Commios: Notes to the Text.

[1] References in Caesar would indicate that the continental Atrebates were a numerically weak tribe. Whether this was by nature or due to some unrecorded slaughter of horrific proportions is not known. The fact remains that when numbers are quoted, the Atrebates have a small showing. For example, in the muster list for the levies that marched to the relief of Alesia during the revolt of Vercingetorix, the Aedui and Arverni are required to field 35,000 fighting men each, the Sequani, Senones, Bituriges, Santoni, Ruteni and Carnutes 12,000 each, the Bellovaci and Lemovices 10,000 each.
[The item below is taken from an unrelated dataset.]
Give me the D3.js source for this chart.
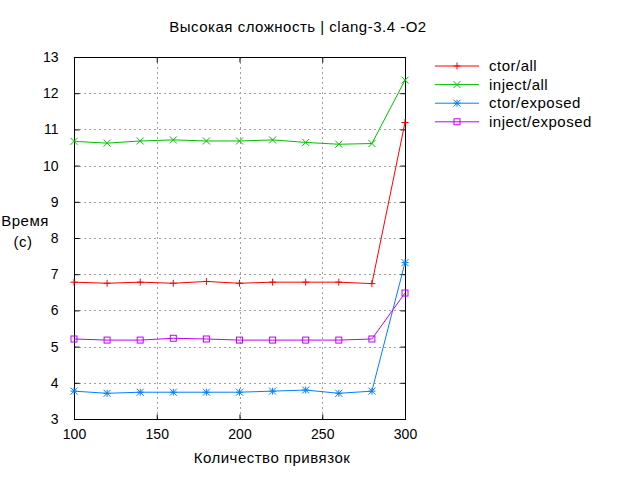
<!DOCTYPE html>
<html>
<head>
<meta charset="utf-8">
<script src="https://cdn.jsdelivr.net/npm/d3@7"></script>
<style>
  body { margin: 0; background: #fff; }
  svg text { font-family: "Liberation Sans", Arial, sans-serif; font-size: 14px; fill: #000; }
  svg text.lbl { font-size: 15px; letter-spacing: 0.5px; }
</style>
</head>
<body>
<svg id="chart" width="640" height="480"></svg>
<script>
const bindings = [100, 120, 140, 160, 180, 200, 220, 240, 260, 280, 300];
const ctorAll = [6.78, 6.75, 6.78, 6.75, 6.80, 6.75, 6.78, 6.78, 6.78, 6.74, 11.19];
const injectAll = [10.67, 10.62, 10.68, 10.71, 10.68, 10.68, 10.71, 10.64, 10.59, 10.61, 12.36];
const ctorExposed = [3.77, 3.71, 3.74, 3.74, 3.74, 3.74, 3.77, 3.80, 3.71, 3.77, 7.32];
const injectExposed = [5.21, 5.18, 5.18, 5.23, 5.21, 5.18, 5.18, 5.18, 5.18, 5.21, 6.48];
const xTicks = [100, 150, 200, 250, 300];
const yTicks = [3, 4, 5, 6, 7, 8, 9, 10, 11, 12, 13];

const series = [
  { name: "ctor/all", values: ctorAll, color: "#ff0000", marker: "plus" },
  { name: "inject/all", values: injectAll, color: "#00c000", marker: "cross" },
  { name: "ctor/exposed", values: ctorExposed, color: "#0080ff", marker: "star" },
  { name: "inject/exposed", values: injectExposed, color: "#c000ff", marker: "box" },
];

const svg = d3.select("#chart");
const pl = 74, pr = 405, pt = 57, pb = 419;
const x = d3.scaleLinear().domain([100, 300]).range([pl, pr]);
const y = d3.scaleLinear().domain([3, 13]).range([pb, pt]);

// grid
const grid = svg.append("g").attr("stroke", "#a0a0a0").attr("stroke-dasharray", "2,3").attr("stroke-width", 1);
xTicks.slice(1, -1).forEach((t) => {
  grid.append("line").attr("x1", Math.round(x(t)) + 0.5).attr("x2", Math.round(x(t)) + 0.5).attr("y1", pt).attr("y2", pb);
});
yTicks.slice(1, -1).forEach((t) => {
  grid.append("line").attr("x1", pl).attr("x2", pr).attr("y1", Math.round(y(t)) + 0.5).attr("y2", Math.round(y(t)) + 0.5);
});

// axes with inward ticks, mirrored
const tk = 5;
const axB = svg.append("g").attr("transform", `translate(0,${pb + 0.5})`)
  .call(d3.axisBottom(x).tickValues(xTicks).tickSizeInner(-tk).tickSizeOuter(0).tickPadding(10));
const axT = svg.append("g").attr("transform", `translate(0,${pt + 0.5})`)
  .call(d3.axisTop(x).tickValues(xTicks).tickSizeInner(-tk).tickSizeOuter(0).tickFormat(""));
const axL = svg.append("g").attr("transform", `translate(${pl + 0.5},0)`)
  .call(d3.axisLeft(y).tickValues(yTicks).tickSizeInner(-tk).tickSizeOuter(0).tickPadding(16));
const axR = svg.append("g").attr("transform", `translate(${pr + 0.5},0)`)
  .call(d3.axisRight(y).tickValues(yTicks).tickSizeInner(-tk).tickSizeOuter(0).tickFormat(""));
[axB, axT, axL, axR].forEach((a) => {
  a.select(".domain").remove();
  a.selectAll("line").attr("stroke", "#000");
  a.selectAll("text").attr("font-size", 14).attr("font-family", "Liberation Sans, Arial, sans-serif").attr("fill", "#000");
});
axB.selectAll("text").attr("dy", "0.71em");

svg.append("rect").attr("x", pl + 0.5).attr("y", pt + 0.5).attr("width", pr - pl).attr("height", pb - pt)
  .attr("fill", "none").attr("stroke", "#000").attr("stroke-width", 1);

function drawMarker(g, cx, cy, kind, color) {
  const s = 3.5;
  const p = d3.path();
  if (kind === "plus" || kind === "star") {
    p.moveTo(cx - s, cy); p.lineTo(cx + s, cy);
    p.moveTo(cx, cy - s); p.lineTo(cx, cy + s);
  }
  if (kind === "cross" || kind === "star") {
    p.moveTo(cx - s, cy - s); p.lineTo(cx + s, cy + s);
    p.moveTo(cx - s, cy + s); p.lineTo(cx + s, cy - s);
  }
  if (kind === "box") {
    g.append("rect").attr("x", cx - 3).attr("y", cy - 3).attr("width", 6).attr("height", 6)
      .attr("fill", "none").attr("stroke", color).attr("stroke-width", 1);
    return;
  }
  g.append("path").attr("d", p.toString()).attr("fill", "none").attr("stroke", color).attr("stroke-width", 1);
}

const line = d3.line().x((d) => x(d[0])).y((d) => y(d[1]));
series.forEach((s, i) => {
  const pts = bindings.map((b, j) => [b, s.values[j]]);
  const g = svg.append("g");
  g.append("path").attr("d", line(pts)).attr("fill", "none").attr("stroke", s.color).attr("stroke-width", 1);
  pts.forEach((p) => drawMarker(g, x(p[0]), y(p[1]), s.marker, s.color));

  // legend
  const ly = 66 + i * 18.6;
  const lg = svg.append("g");
  lg.append("line").attr("x1", 435).attr("x2", 479).attr("y1", ly).attr("y2", ly).attr("stroke", s.color);
  drawMarker(lg, 457, ly, s.marker, s.color);
  lg.append("text").attr("class", "lbl").attr("x", 489).attr("y", ly + 5).text(s.name);
});

svg.append("text").attr("class", "lbl").attr("x", 298).attr("y", 32).attr("text-anchor", "middle").text("Высокая сложность | clang-3.4 -O2");
svg.append("text").attr("class", "lbl").attr("x", 272).attr("y", 463).attr("text-anchor", "middle").text("Количество привязок");
svg.append("text").attr("class", "lbl").attr("x", 25).attr("y", 226).attr("text-anchor", "middle").text("Время");
svg.append("text").attr("class", "lbl").attr("x", 23).attr("y", 247).attr("text-anchor", "middle").text("(с)");
</script>
</body>
</html>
The Atrebates come well down the list with a levy of 4,000. (Caesar, De Bello Gallico, vii:5).

 

[2] Caesar (DBG v:1) quite clearly states that Commios “had brought across – about thirty horsemen”.

 

[3] Caesar carefully plays down his losses, dismissing them as “a few servants and pack animals”. His casualties were much higher than he wanted to admit, but to say so would have been to acknowledge that the Gauls were getting the better of him.

 

[4] The following anecdote is drawn from the “Commentario De Bello Gallico” of Aulus Hirtius, an epilogue rounding off the narrative of the campaign and usually appended to the main work. Why Caesar did not finish his book is not known, but he may have lacked the time. It was probably written in one burst after the campaigns of 51, in the winter of 51-50 BCE, and Caesar, having much else to attend to, never actually got around to finishing it himself. Hirtius wrote the commentario just after Caesar’s death on March 14 44 BCE, possibly as a valedictory. He was a long-time friend and comrade-in-arms of Caesar, accompanying him on campaign and possibly acting as his secretary. With Pansa, he was consul for 43 BCE, but was killed in battle with the forces of Marcus Antonius at Mutena in April of that year.

 

[5] Frontinus says that Caesar was in pursuit. It is doubtful, but by no means impossible, that Caesar was personally present on one of the ships, but if he had been it is likely that he would have pursued Commios anyway and discovered the ruse, altering the course of history. Most probably the reference is metonymical.

 

[6] Morris 1982: p34. A last, and very large, quantity of coins of Gallic mint arrived in Britain at exactly the same time as Commios. The coincidence seems too much for mere chance.